** start GIVEN DATA **

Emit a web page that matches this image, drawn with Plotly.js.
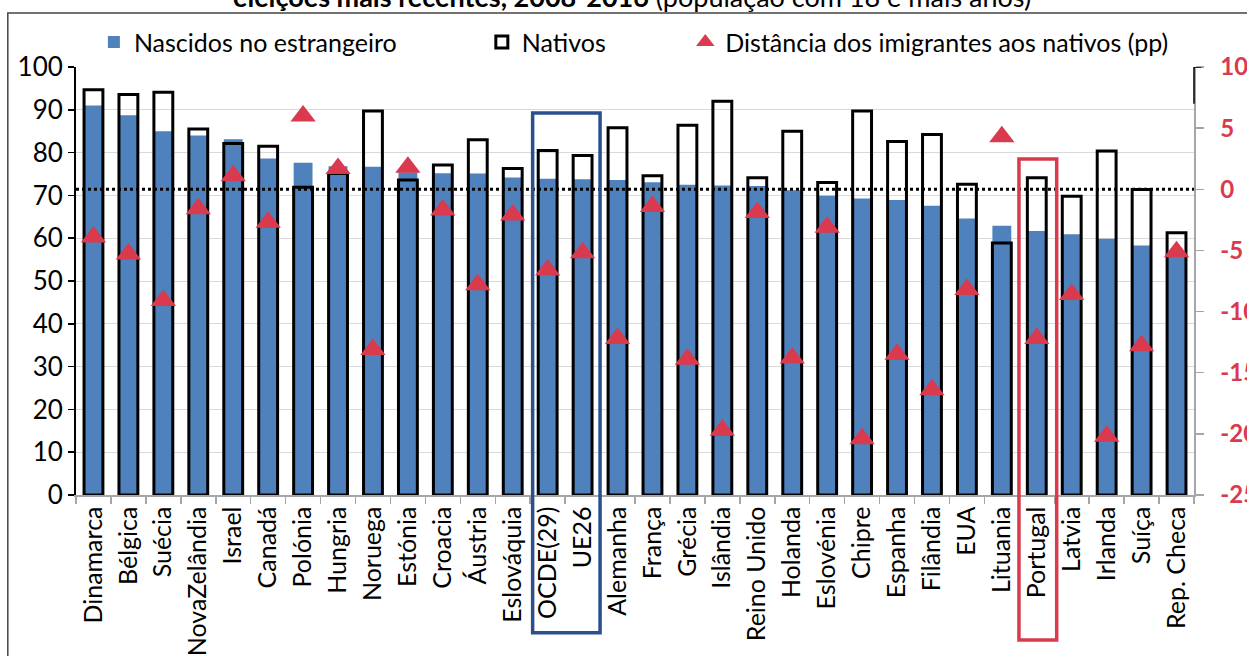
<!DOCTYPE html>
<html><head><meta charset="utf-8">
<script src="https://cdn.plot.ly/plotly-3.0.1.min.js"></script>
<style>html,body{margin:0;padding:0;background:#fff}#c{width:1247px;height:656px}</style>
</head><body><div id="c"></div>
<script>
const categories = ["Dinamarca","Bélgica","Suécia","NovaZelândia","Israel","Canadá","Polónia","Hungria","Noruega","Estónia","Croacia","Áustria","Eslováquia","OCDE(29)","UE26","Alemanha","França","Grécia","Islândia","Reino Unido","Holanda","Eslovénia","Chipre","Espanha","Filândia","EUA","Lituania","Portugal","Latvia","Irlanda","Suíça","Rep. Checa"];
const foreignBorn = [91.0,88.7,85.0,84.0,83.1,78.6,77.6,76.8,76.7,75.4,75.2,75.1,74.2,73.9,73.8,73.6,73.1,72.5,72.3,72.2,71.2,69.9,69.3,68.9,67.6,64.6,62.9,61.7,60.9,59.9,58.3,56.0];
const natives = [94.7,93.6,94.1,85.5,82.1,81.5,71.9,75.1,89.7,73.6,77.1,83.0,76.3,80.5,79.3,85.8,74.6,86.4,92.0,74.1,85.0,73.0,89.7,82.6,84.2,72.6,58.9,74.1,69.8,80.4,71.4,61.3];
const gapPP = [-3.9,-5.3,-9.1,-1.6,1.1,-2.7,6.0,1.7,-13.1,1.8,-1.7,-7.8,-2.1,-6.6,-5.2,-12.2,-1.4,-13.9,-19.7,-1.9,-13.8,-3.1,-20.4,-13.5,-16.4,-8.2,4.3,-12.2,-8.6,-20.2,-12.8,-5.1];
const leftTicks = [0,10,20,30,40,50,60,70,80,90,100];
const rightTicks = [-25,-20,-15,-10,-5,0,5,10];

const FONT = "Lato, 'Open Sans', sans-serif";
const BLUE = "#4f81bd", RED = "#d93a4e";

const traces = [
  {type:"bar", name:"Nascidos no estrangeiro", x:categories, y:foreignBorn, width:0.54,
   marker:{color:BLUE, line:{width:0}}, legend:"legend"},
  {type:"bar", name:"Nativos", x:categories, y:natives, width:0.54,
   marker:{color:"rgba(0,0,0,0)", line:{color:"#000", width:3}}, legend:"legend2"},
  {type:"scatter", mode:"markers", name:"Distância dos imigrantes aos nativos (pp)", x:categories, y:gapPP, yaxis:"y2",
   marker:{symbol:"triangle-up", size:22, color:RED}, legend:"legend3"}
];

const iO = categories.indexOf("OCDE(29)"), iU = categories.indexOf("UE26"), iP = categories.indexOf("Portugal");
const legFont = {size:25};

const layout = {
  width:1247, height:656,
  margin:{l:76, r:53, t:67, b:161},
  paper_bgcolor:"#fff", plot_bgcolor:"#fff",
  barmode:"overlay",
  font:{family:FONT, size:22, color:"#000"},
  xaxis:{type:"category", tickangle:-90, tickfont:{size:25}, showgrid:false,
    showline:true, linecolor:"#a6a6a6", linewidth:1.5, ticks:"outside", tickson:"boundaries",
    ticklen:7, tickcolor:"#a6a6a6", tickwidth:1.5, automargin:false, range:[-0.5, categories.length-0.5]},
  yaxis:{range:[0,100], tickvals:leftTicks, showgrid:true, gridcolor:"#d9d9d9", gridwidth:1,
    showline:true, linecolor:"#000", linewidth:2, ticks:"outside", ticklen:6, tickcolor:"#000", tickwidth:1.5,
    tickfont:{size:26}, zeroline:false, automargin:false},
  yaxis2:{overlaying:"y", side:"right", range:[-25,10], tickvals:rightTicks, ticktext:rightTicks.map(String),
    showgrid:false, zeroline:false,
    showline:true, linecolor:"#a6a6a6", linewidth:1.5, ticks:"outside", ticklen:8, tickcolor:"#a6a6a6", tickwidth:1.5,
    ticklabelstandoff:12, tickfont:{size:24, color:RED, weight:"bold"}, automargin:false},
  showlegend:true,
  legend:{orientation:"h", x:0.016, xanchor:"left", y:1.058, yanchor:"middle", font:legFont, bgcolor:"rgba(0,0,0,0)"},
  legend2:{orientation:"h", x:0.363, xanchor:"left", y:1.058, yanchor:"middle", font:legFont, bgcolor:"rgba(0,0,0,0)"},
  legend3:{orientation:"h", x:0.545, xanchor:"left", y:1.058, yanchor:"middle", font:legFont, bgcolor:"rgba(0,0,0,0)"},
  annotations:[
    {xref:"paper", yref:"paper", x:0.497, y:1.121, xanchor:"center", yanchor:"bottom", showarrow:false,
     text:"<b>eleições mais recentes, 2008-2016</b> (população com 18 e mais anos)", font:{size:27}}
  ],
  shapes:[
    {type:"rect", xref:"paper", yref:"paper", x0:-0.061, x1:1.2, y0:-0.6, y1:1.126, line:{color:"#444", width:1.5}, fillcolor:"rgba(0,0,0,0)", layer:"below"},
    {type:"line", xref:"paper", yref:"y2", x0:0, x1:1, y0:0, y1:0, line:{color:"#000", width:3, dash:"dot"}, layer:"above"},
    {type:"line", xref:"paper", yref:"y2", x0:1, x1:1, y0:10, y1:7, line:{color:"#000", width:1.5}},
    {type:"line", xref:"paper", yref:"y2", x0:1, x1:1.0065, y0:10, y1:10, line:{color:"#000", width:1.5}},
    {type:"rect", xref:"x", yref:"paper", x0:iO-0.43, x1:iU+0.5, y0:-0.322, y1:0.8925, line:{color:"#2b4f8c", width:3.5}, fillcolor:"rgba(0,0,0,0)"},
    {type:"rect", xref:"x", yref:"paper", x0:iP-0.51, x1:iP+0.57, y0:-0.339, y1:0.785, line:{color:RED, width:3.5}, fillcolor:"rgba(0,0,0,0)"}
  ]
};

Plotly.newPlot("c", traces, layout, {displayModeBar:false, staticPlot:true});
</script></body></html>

** end GIVEN DATA **

— STATED EXERCISE —
Repeat the listing in full and exactly. Leave any pictures out.

— EXERCISE RESULT —
Emit a web page that matches this image, drawn with Plotly.js.
<!DOCTYPE html>
<html><head><meta charset="utf-8">
<script src="https://cdn.plot.ly/plotly-3.0.1.min.js"></script>
<style>html,body{margin:0;padding:0;background:#fff}#c{width:1247px;height:656px}</style>
</head><body><div id="c"></div>
<script>
const categories = ["Dinamarca","Bélgica","Suécia","NovaZelândia","Israel","Canadá","Polónia","Hungria","Noruega","Estónia","Croacia","Áustria","Eslováquia","OCDE(29)","UE26","Alemanha","França","Grécia","Islândia","Reino Unido","Holanda","Eslovénia","Chipre","Espanha","Filândia","EUA","Lituania","Portugal","Latvia","Irlanda","Suíça","Rep. Checa"];
const foreignBorn = [91.0,88.7,85.0,84.0,83.1,78.6,77.6,76.8,76.7,75.4,75.2,75.1,74.2,73.9,73.8,73.6,73.1,72.5,72.3,72.2,71.2,69.9,69.3,68.9,67.6,64.6,62.9,61.7,60.9,59.9,58.3,56.0];
const natives = [94.7,93.6,94.1,85.5,82.1,81.5,71.9,75.1,89.7,73.6,77.1,83.0,76.3,80.5,79.3,85.8,74.6,86.4,92.0,74.1,85.0,73.0,89.7,82.6,84.2,72.6,58.9,74.1,69.8,80.4,71.4,61.3];
const gapPP = [-3.9,-5.3,-9.1,-1.6,1.1,-2.7,6.0,1.7,-13.1,1.8,-1.7,-7.8,-2.1,-6.6,-5.2,-12.2,-1.4,-13.9,-19.7,-1.9,-13.8,-3.1,-20.4,-13.5,-16.4,-8.2,4.3,-12.2,-8.6,-20.2,-12.8,-5.1];
const leftTicks = [0,10,20,30,40,50,60,70,80,90,100];
const rightTicks = [-25,-20,-15,-10,-5,0,5,10];

const FONT = "Lato, 'Open Sans', sans-serif";
const BLUE = "#4f81bd", RED = "#d93a4e";

const traces = [
  {type:"bar", name:"Nascidos no estrangeiro", x:categories, y:foreignBorn, width:0.54,
   marker:{color:BLUE, line:{width:0}}, legend:"legend"},
  {type:"bar", name:"Nativos", x:categories, y:natives, width:0.54,
   marker:{color:"rgba(0,0,0,0)", line:{color:"#000", width:3}}, legend:"legend2"},
  {type:"scatter", mode:"markers", name:"Distância dos imigrantes aos nativos (pp)", x:categories, y:gapPP, yaxis:"y2",
   marker:{symbol:"triangle-up", size:22, color:RED}, legend:"legend3"}
];

const iO = categories.indexOf("OCDE(29)"), iU = categories.indexOf("UE26"), iP = categories.indexOf("Portugal");
const legFont = {size:25};

const layout = {
  width:1247, height:656,
  margin:{l:76, r:53, t:67, b:161},
  paper_bgcolor:"#fff", plot_bgcolor:"#fff",
  barmode:"overlay",
  font:{family:FONT, size:22, color:"#000"},
  xaxis:{type:"category", tickangle:-90, tickfont:{size:25}, showgrid:false,
    showline:true, linecolor:"#a6a6a6", linewidth:1.5, ticks:"outside", tickson:"boundaries",
    ticklen:7, tickcolor:"#a6a6a6", tickwidth:1.5, automargin:false, range:[-0.5, categories.length-0.5]},
  yaxis:{range:[0,100], tickvals:leftTicks, showgrid:true, gridcolor:"#d9d9d9", gridwidth:1,
    showline:true, linecolor:"#000", linewidth:2, ticks:"outside", ticklen:6, tickcolor:"#000", tickwidth:1.5,
    tickfont:{size:26}, zeroline:false, automargin:false},
  yaxis2:{overlaying:"y", side:"right", range:[-25,10], tickvals:rightTicks, ticktext:rightTicks.map(String),
    showgrid:false, zeroline:false,
    showline:true, linecolor:"#a6a6a6", linewidth:1.5, ticks:"outside", ticklen:8, tickcolor:"#a6a6a6", tickwidth:1.5,
    ticklabelstandoff:12, tickfont:{size:24, color:RED, weight:"bold"}, automargin:false},
  showlegend:true,
  legend:{orientation:"h", x:0.016, xanchor:"left", y:1.058, yanchor:"middle", font:legFont, bgcolor:"rgba(0,0,0,0)"},
  legend2:{orientation:"h", x:0.363, xanchor:"left", y:1.058, yanchor:"middle", font:legFont, bgcolor:"rgba(0,0,0,0)"},
  legend3:{orientation:"h", x:0.545, xanchor:"left", y:1.058, yanchor:"middle", font:legFont, bgcolor:"rgba(0,0,0,0)"},
  annotations:[
    {xref:"paper", yref:"paper", x:0.497, y:1.121, xanchor:"center", yanchor:"bottom", showarrow:false,
     text:"<b>eleições mais recentes, 2008-2016</b> (população com 18 e mais anos)", font:{size:27}}
  ],
  shapes:[
    {type:"rect", xref:"paper", yref:"paper", x0:-0.061, x1:1.2, y0:-0.6, y1:1.126, line:{color:"#444", width:1.5}, fillcolor:"rgba(0,0,0,0)", layer:"below"},
    {type:"line", xref:"paper", yref:"y2", x0:0, x1:1, y0:0, y1:0, line:{color:"#000", width:3, dash:"dot"}, layer:"above"},
    {type:"line", xref:"paper", yref:"y2", x0:1, x1:1, y0:10, y1:7, line:{color:"#000", width:1.5}},
    {type:"line", xref:"paper", yref:"y2", x0:1, x1:1.0065, y0:10, y1:10, line:{color:"#000", width:1.5}},
    {type:"rect", xref:"x", yref:"paper", x0:iO-0.43, x1:iU+0.5, y0:-0.322, y1:0.8925, line:{color:"#2b4f8c", width:3.5}, fillcolor:"rgba(0,0,0,0)"},
    {type:"rect", xref:"x", yref:"paper", x0:iP-0.51, x1:iP+0.57, y0:-0.339, y1:0.785, line:{color:RED, width:3.5}, fillcolor:"rgba(0,0,0,0)"}
  ]
};

Plotly.newPlot("c", traces, layout, {displayModeBar:false, staticPlot:true});
</script></body></html>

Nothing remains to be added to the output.